It is obvious through the many works of Edgar Allan Poe, that the author's life was marked with much tragedy in regards to women. Several of his poems seem to be a direct reflection of his trials in life having to deal with the death or loss of many of the women who were very close to him. Some of his poems are more of a generalization of the many losses he endured throughout his life. Regardless of the direct inspiration for any one of Poe's works, one can most certainly make the assumption that the great deal of suffering he went through during his life, in respect to women, was immense.
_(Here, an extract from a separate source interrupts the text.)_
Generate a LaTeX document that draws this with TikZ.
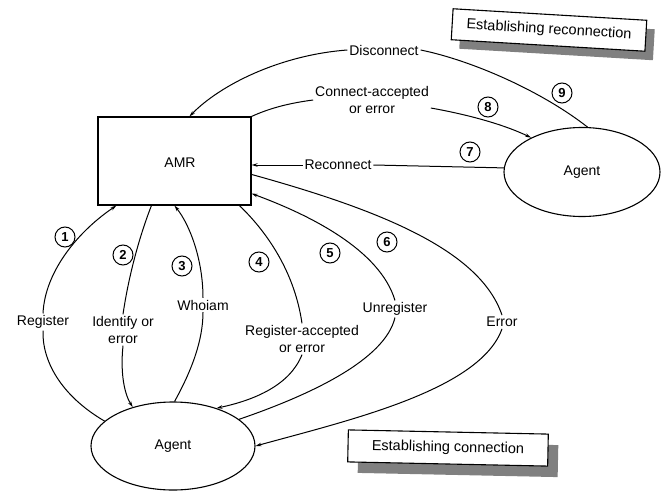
\documentclass[tikz,border=0pt]{standalone}
\usepackage{fontspec}
\setmainfont{Liberation Sans}
\usetikzlibrary{shapes.geometric,arrows.meta,calc}
\begin{document}
\begin{tikzpicture}[x=1pt,y=-1pt, line width=1pt,
 lbl/.style={font=\fontsize{14}{17}\selectfont, inner sep=1.5pt, align=center},
 num/.style={circle, draw, line width=1pt, minimum size=20pt, inner sep=0pt, font=\bfseries\fontsize{13}{13}\selectfont},
 arr/.style={-{Stealth[length=6pt,width=3.5pt]}},
 agentnode/.style={ellipse, draw, line width=1.1pt, inner sep=0pt, font=\fontsize{14}{17}\selectfont},
 titlebox/.style={draw, fill=white, line width=1.1pt, inner sep=0pt, font=\fontsize{14.5}{17}\selectfont},
 shadowbox/.style={fill=black!50, inner sep=0pt}]

\useasboundingbox (0,0) rectangle (669,492);

% AMR box
\node[draw, line width=1.1pt, minimum width=153pt, minimum height=88pt, inner sep=0pt] (amr) at (174.5,161) {};
\node[lbl] (amrt) at (180,163) {AMR};

% Agents
\node[agentnode, minimum width=156pt, minimum height=89pt] (agR) at (582,172) {Agent};
\node[agentnode, minimum width=164pt, minimum height=88pt] (agB) at (173,446) {Agent};

% Title boxes
\node[shadowbox, minimum width=194pt, minimum height=31pt, rotate=-3.4] (s1) at (557,39) {};
\node[titlebox, minimum width=194pt, minimum height=31pt, rotate=-3.4] (t1) at (549,30) {Establishing reconnection};
\node[shadowbox, minimum width=200pt, minimum height=32pt, rotate=-1.2] (s2) at (458,459) {};
\node[titlebox, minimum width=200pt, minimum height=32pt, rotate=-1.2] (t2) at (448,448) {Establishing connection};

% Labels
\node[lbl] (ldis) at (384,50) {Disconnect};
\node[lbl] (lca) at (372,100) {Connect-accepted\\or error};
\node[lbl] (lrec) at (338,165) {Reconnect};
\node[lbl] (lreg) at (43,322) {Register};
\node[lbl] (lid) at (123,330) {Identify or\\error};
\node[lbl] (lwho) at (203,305) {Whoiam};
\node[lbl] (lra) at (302,339) {Register-accepted\\or error};
\node[lbl] (lun) at (395,309) {Unregister};
\node[lbl] (lerr) at (502,322) {Error};

% Numbers
\node[num] (n1) at (65,237) {1};
\node[num] (n2) at (123,255) {2};
\node[num] (n3) at (182,266) {3};
\node[num] (n4) at (259,262) {4};
\node[num] (n5) at (330,253) {5};
\node[num] (n6) at (387,242) {6};
\node[num] (n7) at (470,152) {7};
\node[num] (n8) at (488,107) {8};
\node[num] (n9) at (562,93) {9};

% 9 Disconnect
\draw (agR.83) .. controls (540,90) and (470,60) .. (ldis.east);
\draw[arr] (ldis.west) .. controls (280,55) and (220,85) .. ($(amr.north west)+(92,0)$);
% 8 Connect-accepted
\draw (amr.north east) .. controls (270,108) and (290,103) .. (lca.west);
\draw[arr] ($(lca.east)+(0,8)$) .. controls (470,115) and (505,125) .. (agR.146);
% 7 Reconnect
\draw (agR.177) -- (lrec.east);
\draw[arr] (lrec.west) -- (amr.east |- lrec.west);
% 1 Register
\draw (agB.160) .. controls (60,395) and (42,360) .. (lreg.south);
\draw[arr] (lreg.north) .. controls (45,270) and (80,230) .. ($(amr.south west)+(19,0)$);
% 2 Identify
\draw ($(amr.south west)+(54,0)$) .. controls (138,240) and (128,280) .. (lid.north);
\draw[arr] (lid.south) .. controls (120,375) and (125,395) .. (agB.136);
% 3 Whoiam
\draw (agB.88) .. controls (192,370) and (203,340) .. (lwho.south);
\draw[arr] (lwho.north) .. controls (203,260) and (190,225) .. ($(amr.south west)+(77,0)$);
% 4 Register-accepted
\draw ($(amr.south west)+(142,0)$) .. controls (270,235) and (295,275) .. (lra.north);
\draw[arr] (lra.south) .. controls (290,385) and (255,400) .. (agB.41);
% 5 Unregister
\draw (agB.22) .. controls (310,395) and (385,360) .. (lun.south);
\draw[arr] (lun.north) .. controls (380,250) and (310,215) .. ($(amr.south east)+(0,-12)$);
% 6 Error
\draw ($(amr.north east)+(0,58)$) .. controls (380,210) and (480,250) .. (lerr.north);
\draw[arr] (lerr.south) .. controls (480,390) and (350,420) .. (agB.0);
\end{tikzpicture}
\end{document}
Edgar Allan Poe was born to Elizabeth and David Poe in 1809. In December of 1811, Poe lost the first and arguably the most important woman in his life, his mother Elizabeth. His father died shortly after his wife, and Poe was taken to live with John and Frances Allan in Great Britain. He attended school kept by the Misses Dobourg and later the Manor House School at Stroke Newington. The Allan's then moved to Richmond, Virginia, where Poe enrolled in Joseph H. Clark's school. He was doing well in school, but decided to close his education there and move to Baltimore, Maryland and enroll in William Burke's school. It was here that Poe met the first woman who would inspire one of his poems. Jane Stith Stanard was the sister of Robert Craig Stanard, one of Poe's classmates at William Burke's. She ended up being the inspiration for "To Helen.".
In the poem, "To Helen," Poe seems to somewhat glorify women. It is believed that he directed this poem to his "ideal love." Poe wished to be loved and cared for and therefore reveres Helen's beauty in the poem, for she is his "ideal love." This is obvious in the first few lines of the poem, "Helen, thy beauty is to me/Like those Nicean barks of yore." It seems that there is some kind of journey or quest in the poem, for it is obvious that someone is going somewhere in the second stanza.